Leaving the pictures aside, transcribe every line below exactly.
+++
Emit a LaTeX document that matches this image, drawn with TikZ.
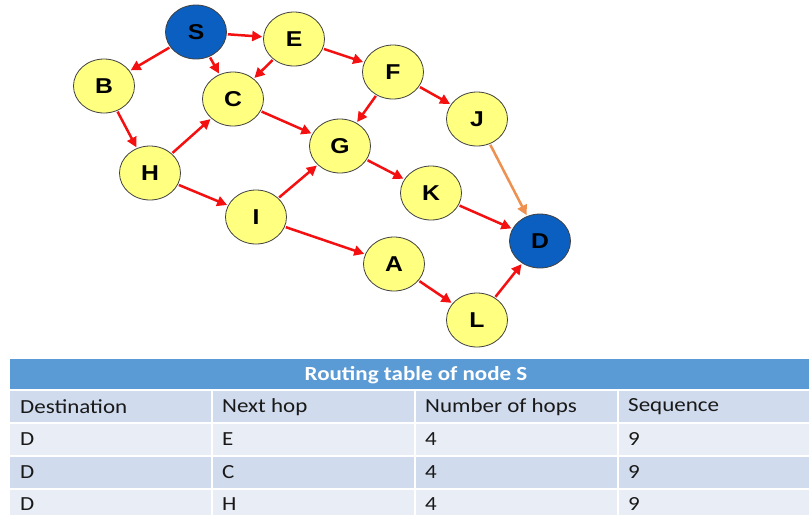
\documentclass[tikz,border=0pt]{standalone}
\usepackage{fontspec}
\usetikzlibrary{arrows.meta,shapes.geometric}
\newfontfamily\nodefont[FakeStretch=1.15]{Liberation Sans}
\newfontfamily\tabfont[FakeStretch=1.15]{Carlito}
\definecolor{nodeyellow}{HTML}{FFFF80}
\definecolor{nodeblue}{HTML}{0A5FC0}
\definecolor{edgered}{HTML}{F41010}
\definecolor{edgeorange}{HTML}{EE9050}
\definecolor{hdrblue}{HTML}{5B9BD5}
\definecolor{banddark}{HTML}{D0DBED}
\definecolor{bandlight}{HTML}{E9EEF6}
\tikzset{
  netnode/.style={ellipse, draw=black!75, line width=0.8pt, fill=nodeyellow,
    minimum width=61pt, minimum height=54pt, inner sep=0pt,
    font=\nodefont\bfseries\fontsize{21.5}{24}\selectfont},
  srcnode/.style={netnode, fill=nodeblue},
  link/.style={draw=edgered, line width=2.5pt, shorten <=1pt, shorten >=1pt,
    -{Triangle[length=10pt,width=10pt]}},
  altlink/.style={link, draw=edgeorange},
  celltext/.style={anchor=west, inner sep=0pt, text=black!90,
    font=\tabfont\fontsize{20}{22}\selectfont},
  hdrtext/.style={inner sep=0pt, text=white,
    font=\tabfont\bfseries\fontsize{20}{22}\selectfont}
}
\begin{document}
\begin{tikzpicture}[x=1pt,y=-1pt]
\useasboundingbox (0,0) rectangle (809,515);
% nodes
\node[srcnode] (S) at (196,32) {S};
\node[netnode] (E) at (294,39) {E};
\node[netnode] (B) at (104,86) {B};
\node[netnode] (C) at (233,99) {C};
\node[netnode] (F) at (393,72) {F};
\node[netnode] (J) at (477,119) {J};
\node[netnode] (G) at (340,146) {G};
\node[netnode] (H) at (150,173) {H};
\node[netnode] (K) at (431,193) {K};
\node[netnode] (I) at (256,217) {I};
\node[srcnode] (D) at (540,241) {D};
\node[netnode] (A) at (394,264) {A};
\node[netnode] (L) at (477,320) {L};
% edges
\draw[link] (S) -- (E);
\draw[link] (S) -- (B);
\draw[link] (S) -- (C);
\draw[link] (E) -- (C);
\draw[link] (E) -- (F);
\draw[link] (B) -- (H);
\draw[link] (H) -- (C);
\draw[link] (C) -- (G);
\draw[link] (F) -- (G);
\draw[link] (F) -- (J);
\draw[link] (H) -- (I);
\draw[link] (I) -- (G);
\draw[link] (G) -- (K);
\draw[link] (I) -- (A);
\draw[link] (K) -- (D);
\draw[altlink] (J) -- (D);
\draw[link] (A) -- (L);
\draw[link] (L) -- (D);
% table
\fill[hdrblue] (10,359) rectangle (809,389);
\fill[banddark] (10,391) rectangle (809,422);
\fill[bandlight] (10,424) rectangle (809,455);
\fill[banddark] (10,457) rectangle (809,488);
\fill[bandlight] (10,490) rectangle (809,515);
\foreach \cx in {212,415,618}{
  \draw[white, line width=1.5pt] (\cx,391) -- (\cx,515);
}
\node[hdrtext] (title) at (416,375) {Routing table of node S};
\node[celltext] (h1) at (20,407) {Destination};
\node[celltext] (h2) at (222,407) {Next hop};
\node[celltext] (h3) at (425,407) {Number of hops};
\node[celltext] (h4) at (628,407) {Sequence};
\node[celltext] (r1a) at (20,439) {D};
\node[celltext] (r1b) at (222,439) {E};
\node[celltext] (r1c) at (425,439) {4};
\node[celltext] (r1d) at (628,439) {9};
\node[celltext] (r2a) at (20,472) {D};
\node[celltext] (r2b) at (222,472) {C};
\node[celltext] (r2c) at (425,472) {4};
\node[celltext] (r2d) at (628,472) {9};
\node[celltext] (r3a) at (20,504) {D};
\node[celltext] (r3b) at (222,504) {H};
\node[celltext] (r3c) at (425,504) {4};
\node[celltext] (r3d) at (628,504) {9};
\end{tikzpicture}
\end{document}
+++
- **OUTPUT BELOW**
Emit a LaTeX document that matches this image, drawn with TikZ.
\documentclass[tikz,border=0pt]{standalone}
\usepackage{fontspec}
\usetikzlibrary{arrows.meta,shapes.geometric}
\newfontfamily\nodefont[FakeStretch=1.15]{Liberation Sans}
\newfontfamily\tabfont[FakeStretch=1.15]{Carlito}
\definecolor{nodeyellow}{HTML}{FFFF80}
\definecolor{nodeblue}{HTML}{0A5FC0}
\definecolor{edgered}{HTML}{F41010}
\definecolor{edgeorange}{HTML}{EE9050}
\definecolor{hdrblue}{HTML}{5B9BD5}
\definecolor{banddark}{HTML}{D0DBED}
\definecolor{bandlight}{HTML}{E9EEF6}
\tikzset{
  netnode/.style={ellipse, draw=black!75, line width=0.8pt, fill=nodeyellow,
    minimum width=61pt, minimum height=54pt, inner sep=0pt,
    font=\nodefont\bfseries\fontsize{21.5}{24}\selectfont},
  srcnode/.style={netnode, fill=nodeblue},
  link/.style={draw=edgered, line width=2.5pt, shorten <=1pt, shorten >=1pt,
    -{Triangle[length=10pt,width=10pt]}},
  altlink/.style={link, draw=edgeorange},
  celltext/.style={anchor=west, inner sep=0pt, text=black!90,
    font=\tabfont\fontsize{20}{22}\selectfont},
  hdrtext/.style={inner sep=0pt, text=white,
    font=\tabfont\bfseries\fontsize{20}{22}\selectfont}
}
\begin{document}
\begin{tikzpicture}[x=1pt,y=-1pt]
\useasboundingbox (0,0) rectangle (809,515);
% nodes
\node[srcnode] (S) at (196,32) {S};
\node[netnode] (E) at (294,39) {E};
\node[netnode] (B) at (104,86) {B};
\node[netnode] (C) at (233,99) {C};
\node[netnode] (F) at (393,72) {F};
\node[netnode] (J) at (477,119) {J};
\node[netnode] (G) at (340,146) {G};
\node[netnode] (H) at (150,173) {H};
\node[netnode] (K) at (431,193) {K};
\node[netnode] (I) at (256,217) {I};
\node[srcnode] (D) at (540,241) {D};
\node[netnode] (A) at (394,264) {A};
\node[netnode] (L) at (477,320) {L};
% edges
\draw[link] (S) -- (E);
\draw[link] (S) -- (B);
\draw[link] (S) -- (C);
\draw[link] (E) -- (C);
\draw[link] (E) -- (F);
\draw[link] (B) -- (H);
\draw[link] (H) -- (C);
\draw[link] (C) -- (G);
\draw[link] (F) -- (G);
\draw[link] (F) -- (J);
\draw[link] (H) -- (I);
\draw[link] (I) -- (G);
\draw[link] (G) -- (K);
\draw[link] (I) -- (A);
\draw[link] (K) -- (D);
\draw[altlink] (J) -- (D);
\draw[link] (A) -- (L);
\draw[link] (L) -- (D);
% table
\fill[hdrblue] (10,359) rectangle (809,389);
\fill[banddark] (10,391) rectangle (809,422);
\fill[bandlight] (10,424) rectangle (809,455);
\fill[banddark] (10,457) rectangle (809,488);
\fill[bandlight] (10,490) rectangle (809,515);
\foreach \cx in {212,415,618}{
  \draw[white, line width=1.5pt] (\cx,391) -- (\cx,515);
}
\node[hdrtext] (title) at (416,375) {Routing table of node S};
\node[celltext] (h1) at (20,407) {Destination};
\node[celltext] (h2) at (222,407) {Next hop};
\node[celltext] (h3) at (425,407) {Number of hops};
\node[celltext] (h4) at (628,407) {Sequence};
\node[celltext] (r1a) at (20,439) {D};
\node[celltext] (r1b) at (222,439) {E};
\node[celltext] (r1c) at (425,439) {4};
\node[celltext] (r1d) at (628,439) {9};
\node[celltext] (r2a) at (20,472) {D};
\node[celltext] (r2b) at (222,472) {C};
\node[celltext] (r2c) at (425,472) {4};
\node[celltext] (r2d) at (628,472) {9};
\node[celltext] (r3a) at (20,504) {D};
\node[celltext] (r3b) at (222,504) {H};
\node[celltext] (r3c) at (425,504) {4};
\node[celltext] (r3d) at (628,504) {9};
\end{tikzpicture}
\end{document}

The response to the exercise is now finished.